We will use available Coupled Model Intercomparison Project Phase 5 (CMIP5) coupled model simulations of the period 1871-2008 from 20 international modeling centers, generated as part of the IPCC's 20th century climate simulations with prescribed time-varying radiative forcings. We will also use all IPCC model projections of the 21st century climate available at daily resolution. Using Extreme Value theory and also the new framework of Sardeshmukh and Sura (2009), we will quantitatively assess the association between long-term changes in the dominant decadal/multi-decadal modes of climate variability (such as the Pacific Decadal, Atlantic Multi-decadal, and North Atlantic oscillations) and corresponding changes in the statistical moments, probabilities, and return times of exceedances above specified thresholds of daily quantities. Finally, and importantly, we will repeat the entire analysis for 1871-2008 with the newly available global NOAA-CIRES 20th Century reanalysis (20CRv2) project dataset, and with all other available observational datasets for various subsets of this period.
The applicability of the stochastically generated skewed (SGS) probability density functions discovered by the PIs to Extreme Value analysis extends well beyond the weather and climate contexts considered in this proposal. We expect it to bolster traditional approaches based on Generalized Extreme Value (GEV) and Generalized Pareto (GP) distributions in many other contexts as well.

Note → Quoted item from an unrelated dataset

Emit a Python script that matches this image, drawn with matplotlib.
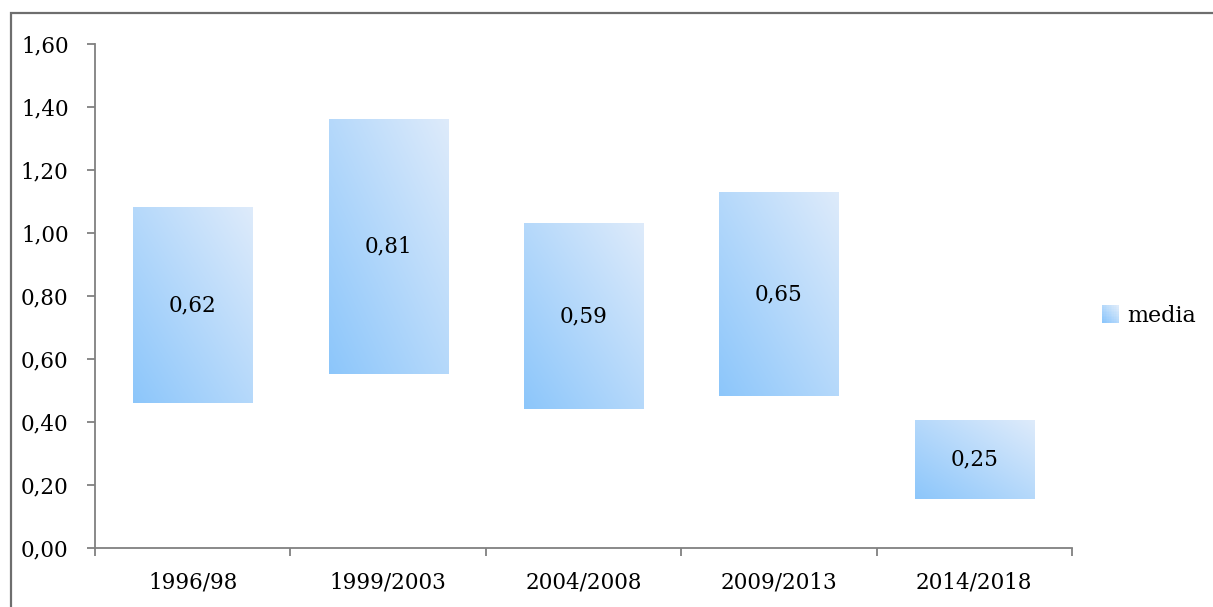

Our project will yield extreme value information on all variables in the 1871-2008 20th Century Reanalysis archive, which will be bundled with the archive to facilitate widespread dissemination through our already well-established institutional website.
The proposed work also includes an important educational and training component that will contribute toward the goal of training the next generation of scientists in the areas of stochastic dynamics and extreme value analysis in general and of extreme weather and climate risk analysis in particular.